I think we all want to believe that someone can save us from our fate; perhaps we even need to believe this in order to carry on with our everyday lives. Facing the reality that we suffer and we die, is too much to bear most of the time; and the truth of our powerlessness in the face of death—ultimately—is something we’d like to forget. So, we create endless ways to distract ourselves from this truth. But we still maintain hope that somebody can save us from this fate; since we know that we can’t save ourselves.
Some of us may trust in science to save us, some of us may trust in God to save us; and some of us may even trust that science is a gift from God that will save us. (Though I believe that science and God can work hand in hand, through the agency of man, this isn’t the point I want to make. I’m not arguing here for one, or against the other.) Rather, I want to make the simpler point, that each of us tend to act upon a faith in man, or in God, but not both. In our decisions and attitudes of daily life, we choose to have faith in either man or in God, but not in both equally. Perhaps we have a bit of faith in both, but one or the other will be ascendant when push comes to shove, or when we are gripped by the fear of death.
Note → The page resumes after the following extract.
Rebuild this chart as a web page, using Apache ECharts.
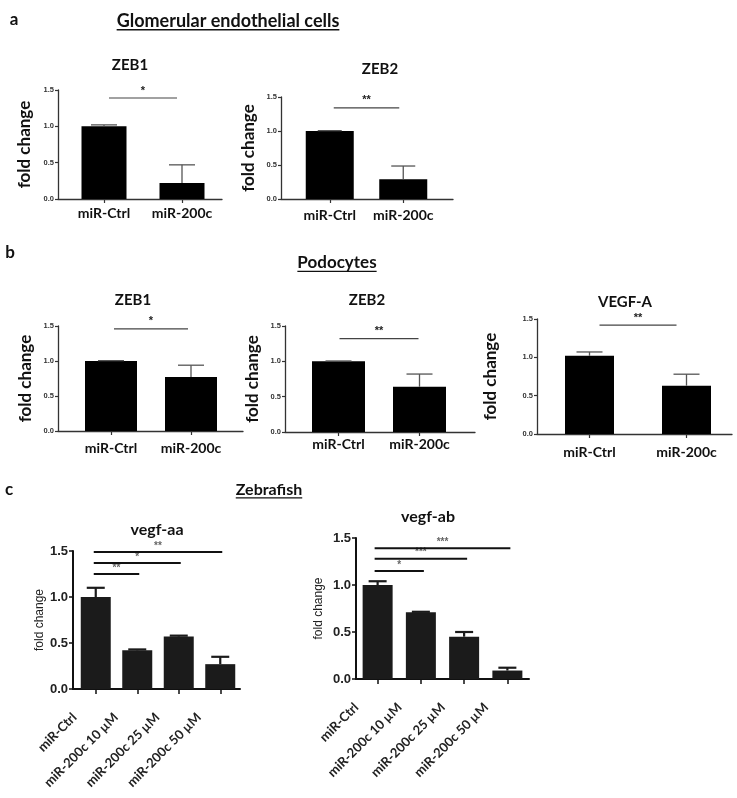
<!DOCTYPE html>
<html><head><meta charset="utf-8">
<script src="https://cdn.jsdelivr.net/npm/echarts@6/dist/echarts.min.js"></script>
<style>html,body{margin:0;padding:0;background:#fff}#c{width:737px;height:798px}</style>
</head><body><div id="c"></div>
<script>
// ---------- DATA ----------
const catsTwo = ['miR-Ctrl', 'miR-200c'];
const catsZebra = ['miR-Ctrl', 'miR-200c 10 µM', 'miR-200c 25 µM', 'miR-200c 50 µM'];

const gecZeb1Mean = [1.00, 0.22];
const gecZeb1Err  = [0.02, 0.25];
const gecZeb1Sig  = [[0, 1, 1.39, '*']];

const gecZeb2Mean = [1.00, 0.29];
const gecZeb2Err  = [0.005, 0.195];
const gecZeb2Sig  = [[0, 1, 1.34, '**']];

const podZeb1Mean = [1.00, 0.77];
const podZeb1Err  = [0.005, 0.17];
const podZeb1Sig  = [[0, 1, 1.46, '*']];

const podZeb2Mean = [1.00, 0.64];
const podZeb2Err  = [0.005, 0.18];
const podZeb2Sig  = [[0, 1, 1.32, '**']];

const podVegfaMean = [1.02, 0.63];
const podVegfaErr  = [0.05, 0.15];
const podVegfaSig  = [[0, 1, 1.42, '**']];

const zfVegfaaMean = [1.00, 0.42, 0.57, 0.27];
const zfVegfaaErr  = [0.10, 0.01, 0.01, 0.08];
const zfVegfaaSig  = [[0, 1, 1.25, '**'], [0, 2, 1.37, '*'], [0, 3, 1.49, '**']];

const zfVegfabMean = [1.00, 0.71, 0.45, 0.09];
const zfVegfabErr  = [0.04, 0.005, 0.05, 0.03];
const zfVegfabSig  = [[0, 1, 1.15, '*'], [0, 2, 1.28, '***'], [0, 3, 1.39, '***']];

const yMin = 0, yMax = 1.5, yStep = 0.5;

// ---------- LAYOUT ----------
const CAL = 'Lato';
const panels = [
  {cats: catsTwo, mean: gecZeb1Mean, err: gecZeb1Err, sig: gecZeb1Sig, title: 'ZEB1', style: 'ab',
   L: {axisX: 58, axisEnd: 222, gridL: 65, gridW: 156, top: 90, h: 109, barW: 45, tx: 130, ty: 65, nameGap: 25, labMargin: 7, inset: 5, cap: 13}},
  {cats: catsTwo, mean: gecZeb2Mean, err: gecZeb2Err, sig: gecZeb2Sig, title: 'ZEB2', style: 'ab',
   L: {axisX: 281, axisEnd: 453, gridL: 293, gridW: 147, top: 97, h: 102, barW: 48, tx: 380, ty: 69, nameGap: 24, labMargin: 9, inset: 4, cap: 12}},
  {cats: catsTwo, mean: podZeb1Mean, err: podZeb1Err, sig: podZeb1Sig, title: 'ZEB1', style: 'ab',
   L: {axisX: 58, axisEnd: 243, gridL: 71, gridW: 160, top: 326, h: 105, barW: 52, tx: 133, ty: 300, nameGap: 24, labMargin: 10, inset: 3, cap: 13}},
  {cats: catsTwo, mean: podZeb2Mean, err: podZeb2Err, sig: podZeb2Sig, title: 'ZEB2', style: 'ab',
   L: {axisX: 285, axisEnd: 475, gridL: 298, gridW: 162, top: 326, h: 106, barW: 53, tx: 367, ty: 300, nameGap: 24, labMargin: 5, inset: 1, cap: 13}},
  {cats: catsTwo, mean: podVegfaMean, err: podVegfaErr, sig: podVegfaSig, title: 'VEGF-A', style: 'ab',
   L: {axisX: 537, axisEnd: 732, gridL: 541, gridW: 194, top: 319, h: 115, barW: 49, tx: 625, ty: 302, nameGap: 38, labMargin: 11, inset: 10, cap: 13}},
  {cats: catsZebra, mean: zfVegfaaMean, err: zfVegfaaErr, sig: zfVegfaaSig, title: 'vegf-aa', style: 'c',
   L: {axisX: 73, axisEnd: 240, gridL: 75, gridW: 166, top: 551, h: 138, barW: 30, tx: 157, ty: 530, nameGap: 27, labMargin: 5, inset: -2, cap: 9}},
  {cats: catsZebra, mean: zfVegfabMean, err: zfVegfabErr, sig: zfVegfabSig, title: 'vegf-ab', style: 'c',
   L: {axisX: 356, axisEnd: 529, gridL: 356, gridW: 173, top: 538, h: 141, barW: 30, tx: 428, ty: 517, nameGap: 31, labMargin: 5, inset: -3, cap: 9}}
];

const grid = [], xAxis = [], yAxis = [], series = [], graphic = [];

panels.forEach((p) => {
  const L = p.L, ab = p.style === 'ab';
  const gi = grid.length;
  const axisCol = ab ? '#333' : '#111';
  const axisW = ab ? 1.3 : 2;
  grid.push({left: L.gridL, top: L.top, width: L.gridW, height: L.h});
  grid.push({left: L.axisX, top: L.top, width: L.axisEnd - L.axisX, height: L.h});

  xAxis.push({
    gridIndex: gi, type: 'category', data: p.cats,
    axisLine: {show: false},
    axisTick: {show: true, alignWithLabel: true, length: ab ? 4 : 5, lineStyle: {color: axisCol, width: ab ? 1.2 : 1.5}},
    axisLabel: ab ? {
      margin: L.labMargin, color: '#111', fontFamily: CAL, fontWeight: 'bold', fontSize: 14, interval: 0
    } : {
      margin: L.labMargin, rotate: 45, interval: 0, color: '#222', fontFamily: CAL, fontWeight: 'bold', fontSize: 13,
      padding: [0, 30, 0, 0]
    }
  });
  xAxis.push({
    gridIndex: gi + 1, type: 'value', min: 0, max: 1,
    axisLine: {show: true, onZero: false, lineStyle: {color: axisCol, width: axisW}},
    axisTick: {show: false}, axisLabel: {show: false}, splitLine: {show: false}
  });
  yAxis.push({
    gridIndex: gi, type: 'value', min: yMin, max: yMax, interval: yStep,
    offset: L.gridL - L.axisX,
    name: 'fold change', nameLocation: 'middle', nameGap: L.nameGap,
    nameTextStyle: ab ? {fontFamily: CAL, fontWeight: 'bold', fontSize: 17, color: '#111'}
                      : {fontFamily: 'Liberation Sans', fontWeight: 'normal', fontSize: 12, color: '#222'},
    axisLine: {show: true, onZero: false, lineStyle: {color: axisCol, width: axisW}},
    axisTick: {show: true, length: ab ? 3 : 4, lineStyle: {color: axisCol, width: ab ? 1.2 : 1.5}},
    axisLabel: ab ? {margin: 4, fontFamily: 'Liberation Sans', fontWeight: 'bold', fontSize: 7.5, color: '#333', formatter: v => v.toFixed(1)}
                  : {margin: 5, fontFamily: 'Liberation Sans', fontWeight: 'bold', fontSize: 13, color: '#222', formatter: v => v.toFixed(1)},
    splitLine: {show: false}
  });
  yAxis.push({gridIndex: gi + 1, type: 'value', show: false, min: 0, max: 1});

  series.push({
    type: 'bar', xAxisIndex: gi, yAxisIndex: gi, data: p.mean, barWidth: L.barW, silent: true,
    itemStyle: {color: ab ? '#000' : '#1b1b1b'}, z: 2
  });
  const errCol = ab ? '#555' : '#1b1b1b';
  const errW = ab ? 1.3 : 2.2;
  series.push({
    type: 'custom', xAxisIndex: gi, yAxisIndex: gi, silent: true, z: 3,
    data: p.mean.map((m, i) => [i, m, m + p.err[i]]),
    renderItem: (params, api) => {
      const a = api.coord([api.value(0), api.value(1)]);
      const b = api.coord([api.value(0), api.value(2)]);
      return {type: 'group', children: [
        {type: 'line', shape: {x1: a[0], y1: a[1], x2: b[0], y2: b[1]}, style: {stroke: errCol, lineWidth: errW}},
        {type: 'line', shape: {x1: b[0] - L.cap, y1: b[1], x2: b[0] + L.cap, y2: b[1]}, style: {stroke: errCol, lineWidth: errW}}
      ]};
    }
  });
  const sigArr = p.sig;
  series.push({
    type: 'custom', xAxisIndex: gi, yAxisIndex: gi, silent: true, z: 4,
    data: sigArr.map(s => [s[0], s[1], s[2]]),
    renderItem: (params, api) => {
      const a = api.coord([api.value(0), api.value(2)]);
      const b = api.coord([api.value(1), api.value(2)]);
      const x1 = a[0] + L.inset, x2 = b[0] - L.inset;
      const lbl = sigArr[params.dataIndex][3];
      return {type: 'group', children: [
        {type: 'line', shape: {x1: x1, y1: a[1], x2: x2, y2: a[1]}, style: {stroke: ab ? '#444' : '#111', lineWidth: ab ? 1.2 : 2}},
        {type: 'text', x: (x1 + x2) / 2, y: a[1] - (ab ? 2 : 1),
         style: {text: lbl, fill: ab ? '#222' : '#666', font: (ab ? 'bold 11px ' : 'bold 10px ') + '"Liberation Sans"', align: 'center', verticalAlign: 'bottom'}}
      ]};
    }
  });

  graphic.push({type: 'text', x: L.tx, y: L.ty, silent: true,
    style: {text: p.title, fill: '#111', font: 'bold ' + (ab ? 15 : 16) + 'px ' + CAL, align: 'center', verticalAlign: 'middle'}});
});

// section headers
const ctx = document.createElement('canvas').getContext('2d');
function header(text, cx, cy, size) {
  const font = 'bold ' + size + 'px ' + CAL;
  ctx.font = font;
  const w = ctx.measureText(text).width;
  graphic.push({type: 'text', x: cx, y: cy, silent: true, style: {text: text, fill: '#111', font: font, align: 'center', verticalAlign: 'middle'}});
  graphic.push({type: 'rect', silent: true, shape: {x: cx - w / 2, y: cy + size * 0.45, width: w, height: 1.4}, style: {fill: '#111'}});
}
header('Glomerular endothelial cells', 228, 21, 18);
header('Podocytes', 337, 263, 17);
header('Zebrafish', 269, 490, 16);
[['a', 14, 20], ['b', 10, 253], ['c', 9, 490]].forEach(t => {
  graphic.push({type: 'text', x: t[1], y: t[2], silent: true, style: {text: t[0], fill: '#111', font: 'bold 17px ' + CAL, align: 'center', verticalAlign: 'middle'}});
});

const chart = echarts.init(document.getElementById('c'), null, {renderer: 'canvas'});
chart.setOption({
  animation: false, backgroundColor: '#fff',
  grid, xAxis, yAxis, series, graphic
});
</script></body></html>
Matters of life and death tend to bring this to the surface; but in most cases this is a private matter. It arises when we confront our own mortality; when we discover we have cancer, or when we are in an accident, for instance. But rarely is this confrontation experienced simultaneously by a whole society in a public way. Rarely do we collectively face an existential threat together, as a nation, or as a civilization. But here we are, confronting a virus that has been posed as an existential threat to each of us, as members of this civilization, and we are all confronting this threat to our existence simultaneously, and publicly. Because of this virus, we are each being confronted by our own mortality in a very public way, with very interesting results.
The fact that we are having very different responses to the fears brought on by the pandemic is not surprising. The fact that we don’t have empathy for one another’s responses however, is a testament to our narcissism. We want everyone to be like us; to see things only in the way we see them. And we leverage guilt and shame in an attempt to force others to act in conformance with our way. But death is a private matter, and the manner of facing our own mortality is not something to be prescribed by others, no matter how frightened we may be.
I am reminded of a passage from scripture in which King David is given a choice to put his immediate fate into the hands of man or God. He responds this way: “Please let us fall into the hands of the Lord, for His mercies are great; but do not let me fall into the hand of man.”
If you were asked the same question today, in relation to our current pandemic, how might you answer?
There are so many ways to frame our current dilemmas related to this pandemic, and our responses to it. Yet, I believe a fundamental aspect of our problems are a matter of where we put our faith, which determines our responses.
We may trust the experts, and thus follow their directions to the letter, hoping they have the answers. We can cite past medical breakthroughs to support us in this: penicillin and polio vaccines as two obvious examples. Or we may distrust the experts, recognizing that humans often have competing motives and objectives. And there are countless examples of experts pretending to have our best interest at heart, but who were only serving their own economic, political or other personal objectives instead.
If we want to trust in man, we will likely ignore the dangers of doing so, and hope for the best. If we don’t want to trust in man, we may still recognize previous medical triumphs, but prefer to cautiously wait for more information to assess the situation more clearly, and protect ourselves from the possible malfeasance of other men.
In both cases, those with the opposite opinion will likely see the other as naïve, careless and foolhardy. Or worse, they will see the other as a danger to themselves and to others. This is the strange new phenomena of our collective, shared, and public confrontation with our mortality. The stakes have become quite high.
Yet, for those who may trust in God and his mercy, above man. We may want to live our lives—still with caution in the face of the virus—but also with freedom. We may prefer to trust in natural defenses, our own body’s ability to fight disease, to build natural resistance, the benefits of sun and wind and a good diet, sleep, exercise and the natural components of a healthy life. While protecting those obviously at greatest risk due to age or other underlying conditions. For those who don’t trust God, either because they don’t believe he exists, or because he allows suffering and death, they may distrust that God has our best interests in mind.
For Christians, like myself, we might say that we trust in both man and God. For others, I imagine they might say they trust in neither man nor God. In any case, whether we trust in one or the other, both, or neither, I believe that this issue of where we put our trust is at the very heart of our differences with respect to this virus, and it influences how we respond to all of the myriad issues revolving around this pandemic. It is a subject worth considering, and reflecting upon your own position; and it would provide a great social benefit if each of us allowed others to do the same. Matters of life and death are very personal concerns; I think we owe one another the respect, privacy and time to grapple with these things in the way that each of us need. In the end, this would be the triumph of our love over our fear.